A few years ago, I reconnected with a graphic designer I liked but had never worked with before. We did some projects together and found that our work styles were very simpatico. She brought me in on a few website jobs with a developer she worked with. The two had done a number of websites together that were really terrific. Soon, we fell into a sort of easy threesome – in a good way.
We started pitching jobs together. Steve, the developer who could find a solution to just about anything web-related. Iris, the graphic designer with years of print experience, who’d easily moved over to the Internet. And me, the copywriter and strategist. It was an easy collaboration. So we did more and more projects, subcontracting one another for each job.
It was probably only natural that, at some point, we’d realize it made more sense to work collaboratively rather than as solopreneurs pitching gigs together. Oddly enough, it was right about the time I announced that I was cutting back on work. I envisioned a part-timey situation where I’d carry a reasonable workload…twenty hours a week sounded good to me…..and have enough free time to do all the things I’d been putting off for years.
One day, my teammates and I were conferencing to brainstorm a proposal we were working on. One of us suggested it would really make a lot of sense if we just formalized our working relationship and started a company. Wouldn’t be very tough. Between us, we had the marketing skills and experience to launch quickly. Website in a week? It could happen.
Sure enough, twenty minutes later, we had a name, three domains (just in case we needed them down the road) and were about to pitch our first proposal as a newly formed company.
Fast forward six months. We’re still working happily together. Each of us brings something different to the table in terms of background. But we all share similar values, work styles and goals. And we absolutely agree on how a website should work.
We’re not “yes” people. If we don’t agree with something, we’re very verbal. We also take criticism from one another easily. It’s ok if we’re not right all the time. As long as the end result is one we’re proud to deliver. This makes our working relationship comfortable, stimulating and fun.

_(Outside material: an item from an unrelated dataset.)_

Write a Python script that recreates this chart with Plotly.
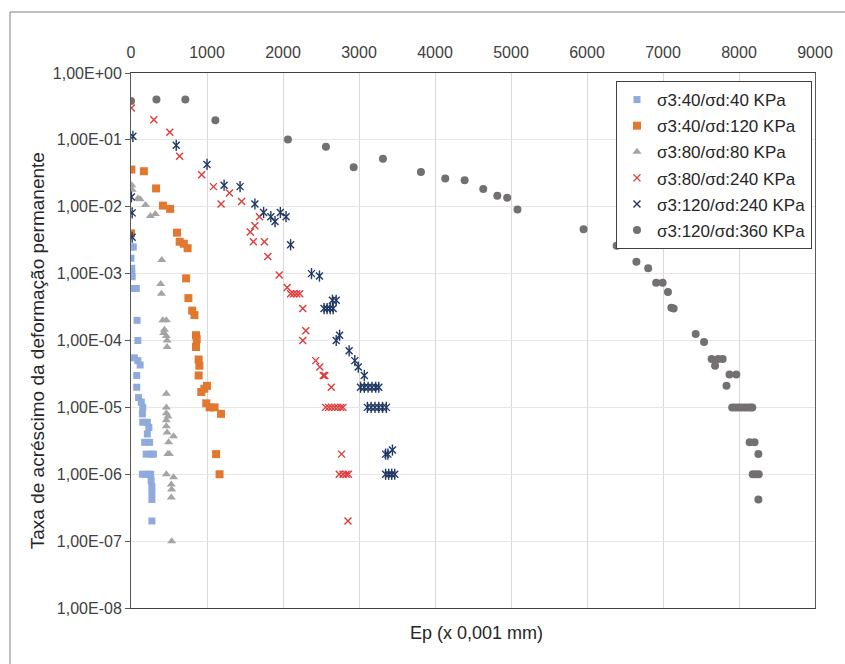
import plotly.graph_objects as go

# ---- data ----
names = ["σ3:40/σd:40 KPa", "σ3:40/σd:120 KPa", "σ3:80/σd:80 KPa",
         "σ3:80/σd:240 KPa", "σ3:120/σd:240 KPa", "σ3:120/σd:360 KPa"]

x1 = [0, 30, 0, 10, 10, 15, 15, 70, 80, 90, 45, 90, 120, 75, 75, 100, 135, 155, 150, 155,
      215, 235, 215, 180, 245, 200, 265, 295, 150, 190, 230, 260, 265, 275, 275, 275, 275]
y1 = [2.5e-3, 2.5e-3, 1.7e-3, 1.2e-3, 1.0e-3, 9e-4, 6e-4, 6e-4, 2e-4, 1e-4, 5.5e-5, 5e-5, 4.3e-5,
      3e-5, 2e-5, 1.4e-5, 1.2e-5, 1e-5, 8e-6, 6e-6, 6e-6, 5e-6, 4e-6, 3e-6, 3e-6, 2e-6, 2e-6,
      2e-6, 1e-6, 1e-6, 1e-6, 1e-6, 8e-7, 6.5e-7, 5.3e-7, 4.2e-7, 2e-7]

x2 = [5, 170, 330, 420, 515, 0, 605, 640, 695, 745, 725, 755, 805, 835, 855, 865, 855, 890, 900,
      890, 925, 965, 1000, 990, 1035, 1100, 1185, 1120, 1165]
y2 = [0.036, 0.034, 0.0188, 0.0104, 0.0093, 0.004, 0.0041, 0.003, 0.0028, 0.0024, 8.5e-4, 4.3e-4,
      2.8e-4, 2.4e-4, 1.2e-4, 1.05e-4, 8e-5, 5.2e-5, 4.2e-5, 3e-5, 1.7e-5, 1.9e-5, 2.1e-5,
      1.15e-5, 1e-5, 1e-5, 8e-6, 2e-6, 1e-6]

x3 = [10, 15, 90, 120, 190, 255, 320, 405, 390, 400, 420, 465, 440, 430, 465, 475, 475, 465, 465,
      465, 485, 465, 465, 475, 495, 560, 485, 505, 465, 560, 530, 535, 530, 535]
y3 = [0.021, 0.018, 0.0133, 0.0129, 0.0106, 0.0073, 0.0078, 0.0016, 7e-4, 5e-4, 2e-4, 2e-4,
      1.45e-4, 1.3e-4, 1.17e-4, 1e-4, 8e-5, 1.6e-5, 1e-5, 8.2e-6, 7.3e-6, 6.4e-6, 5.2e-6, 4.2e-6,
      3e-6, 3.7e-6, 2e-6, 2e-6, 1e-6, 9e-7, 7e-7, 5.9e-7, 4.5e-7, 1e-7]

x4 = [5, 300, 510, 640, 930, 1085, 1295, 1185, 1455, 1690, 1630, 1570, 1610, 1755, 1800, 1950,
      2055, 2100, 2140, 2180, 2220, 2260, 2300, 2260, 2430, 2485, 2530, 2550, 2635, 2560, 2600,
      2640, 2680, 2720, 2760, 2790, 2770, 2740, 2790, 2830, 2860, 2855]
y4 = [0.30, 0.20, 0.13, 0.057, 0.030, 0.020, 0.016, 0.011, 0.012, 0.0071, 0.0052, 0.0042, 0.003,
      0.003, 0.0018, 9.5e-4, 6.2e-4, 5e-4, 5e-4, 5e-4, 5e-4, 3e-4, 1.4e-4, 1e-4, 5e-5, 4e-5,
      3e-5, 3e-5, 2e-5, 1e-5, 1e-5, 1e-5, 1e-5, 1e-5, 1e-5, 1e-5, 2e-6, 1e-6, 1e-6, 1e-6, 1e-6,
      2e-7]

x5 = [25, 595, 1000, 1225, 1435, 1630, 1745, 1840, 1895, 1965, 2040, 2100, 5, 15, 15, 2375, 2480,
      2650, 2700, 2540, 2580, 2620, 2660, 2745, 2700, 2870, 2945, 2990, 3070, 3020, 3070, 3120,
      3170, 3220, 3260, 3110, 3160, 3210, 3260, 3310, 3360, 3350, 3380, 3440, 3350, 3390, 3430,
      3470]
y5 = [0.113, 0.083, 0.043, 0.021, 0.020, 0.011, 0.0082, 0.0071, 0.006, 0.0082, 0.0071, 0.0027,
      0.014, 0.0081, 0.0035, 0.001, 9.2e-4, 4e-4, 4e-4, 3e-4, 3e-4, 3e-4, 3e-4, 1.2e-4, 1e-4,
      7e-5, 5e-5, 4e-5, 3e-5, 2e-5, 2e-5, 2e-5, 2e-5, 2e-5, 2e-5, 1e-5, 1e-5, 1e-5, 1e-5, 1e-5,
      1e-5, 2e-6, 2e-6, 2.3e-6, 1e-6, 1e-6, 1e-6, 1e-6]

x6 = [0, 335, 715, 1110, 2065, 2565, 2930, 3315, 3815, 4135, 4390, 4635, 4820, 4950, 5085, 5955,
      6390, 6650, 6805, 6910, 6995, 7065, 7110, 7140, 7430, 7540, 7640, 7725, 7785, 7685, 7875,
      7965, 7835, 7910, 7950, 7990, 8030, 8070, 8110, 8150, 8175, 8140, 8205, 8255, 8180, 8220,
      8260, 8255]
y6 = [0.38, 0.40, 0.40, 0.197, 0.101, 0.079, 0.039, 0.052, 0.033, 0.0265, 0.0248, 0.0184, 0.0146,
      0.0136, 0.0091, 0.0046, 0.0026, 0.0015, 0.0012, 7.3e-4, 7.3e-4, 5.3e-4, 3.1e-4, 3e-4,
      1.25e-4, 9.5e-5, 5.3e-5, 5.3e-5, 5.3e-5, 4.2e-5, 3.1e-5, 3.1e-5, 2.1e-5, 1e-5, 1e-5, 1e-5,
      1e-5, 1e-5, 1e-5, 1e-5, 1e-5, 3e-6, 3e-6, 2e-6, 1e-6, 1e-6, 1e-6, 4.2e-7]

x_ticks = [0, 1000, 2000, 3000, 4000, 5000, 6000, 7000, 8000, 9000]
y_tickvals = [1e0, 1e-1, 1e-2, 1e-3, 1e-4, 1e-5, 1e-6, 1e-7, 1e-8]
y_ticktext = ["1,00E+00", "1,00E-01", "1,00E-02", "1,00E-03", "1,00E-04",
              "1,00E-05", "1,00E-06", "1,00E-07", "1,00E-08"]

FONT = "Liberation Sans, Arial, sans-serif"
TXT = "#404040"

fig = go.Figure()

fig.add_trace(go.Scatter(x=x1, y=y1, mode="markers", name=names[0], legendgroup="g1",
                         marker=dict(symbol="square", size=7, color="#8FAADC")))
fig.add_trace(go.Scatter(x=x2, y=y2, mode="markers", name=names[1], legendgroup="g2",
                         marker=dict(symbol="square", size=8, color="#E2782F")))
fig.add_trace(go.Scatter(x=x3, y=y3, mode="markers", name=names[2], legendgroup="g3",
                         marker=dict(symbol="triangle-up", size=8, color="#A5A5A5")))
fig.add_trace(go.Scatter(x=x4, y=y4, mode="markers", name=names[3], legendgroup="g4",
                         marker=dict(symbol="x-thin-open", size=7, color="#E03A3A",
                                     line=dict(width=1.4, color="#E03A3A"))))
fig.add_trace(go.Scatter(x=x5, y=y5, mode="markers", name=names[4], legendgroup="g5",
                         marker=dict(symbol="x-thin-open", size=7, color="#203864",
                                     line=dict(width=1.4, color="#203864"))))
fig.add_trace(go.Scatter(x=x5, y=y5, mode="markers", name=names[4], legendgroup="g5",
                         showlegend=False,
                         marker=dict(symbol="line-ns-open", size=8, color="#203864",
                                     line=dict(width=1.4, color="#203864"))))
fig.add_trace(go.Scatter(x=x6, y=y6, mode="markers", name=names[5], legendgroup="g6",
                         marker=dict(symbol="circle", size=8, color="#757070")))

fig.update_layout(
    width=845, height=664,
    margin=dict(l=131, r=30, t=73, b=56),
    paper_bgcolor="white", plot_bgcolor="white",
    font=dict(family=FONT, size=16, color=TXT),
    showlegend=True,
    legend=dict(x=0.9956, y=0.985, xanchor="right", yanchor="top",
                bgcolor="white", bordercolor="#404040", borderwidth=1,
                font=dict(family=FONT, size=17, color="#262626"),
                tracegroupgap=1, itemsizing="trace", itemwidth=30),
    xaxis=dict(side="top", range=[0, 9000], tickvals=x_ticks,
               showgrid=True, gridcolor="#D9D9D9", gridwidth=1,
               showline=True, linecolor="#404040", linewidth=1, mirror=True,
               ticks="", ticklabelstandoff=8, zeroline=False,
               tickfont=dict(family=FONT, size=16, color=TXT)),
    yaxis=dict(type="log", range=[-8, 0], tickvals=y_tickvals, ticktext=y_ticktext,
               showgrid=True, gridcolor="#E6E6E6", gridwidth=1,
               showline=True, linecolor="#595959", linewidth=1, mirror=True,
               ticks="outside", ticklen=5, tickcolor="#595959", zeroline=False,
               tickfont=dict(family=FONT, size=16, color=TXT)),
    annotations=[
        dict(text="Taxa de acréscimo da deformação permanente", xref="paper", yref="paper",
             x=-0.1374, y=0.48, xanchor="center", yanchor="middle", textangle=-90,
             showarrow=False, font=dict(family=FONT, size=19, color="#262626")),
        dict(text="Ep (x 0,001 mm)", xref="paper", yref="paper",
             x=0.505, y=-0.0467, xanchor="center", yanchor="middle",
             showarrow=False, font=dict(family=FONT, size=18, color="#262626")),
    ],
    shapes=[dict(type="rect", xref="paper", yref="paper",
                 x0=-0.1769, x1=1.2, y0=-0.3, y1=1.114,
                 line=dict(color="#7F7F7F", width=1), layer="below")],
)

fig.write_html("out.html")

Steve is the mastermind developer. He continues to amaze me with his ability to figure out how to do anything we throw at him. Iris is a wonderful designer who designs with a marketing mindset. Yes, the designs should look fabulous. But beautiful design is meaningless if it doesn’t reflect the brand and support the sales effort. I’m focused on positioning and writing copy. I didn’t exactly cut back a whole lot on work, but I’m doing what I really love….and now work is fun again.
After twenty-two years of being a solopreneur, I’ve found that I missed the brainstorming, problem solving, creative sharing and camaraderie of working with people I like and respect. I think our What A Great Website team is about as good as it gets.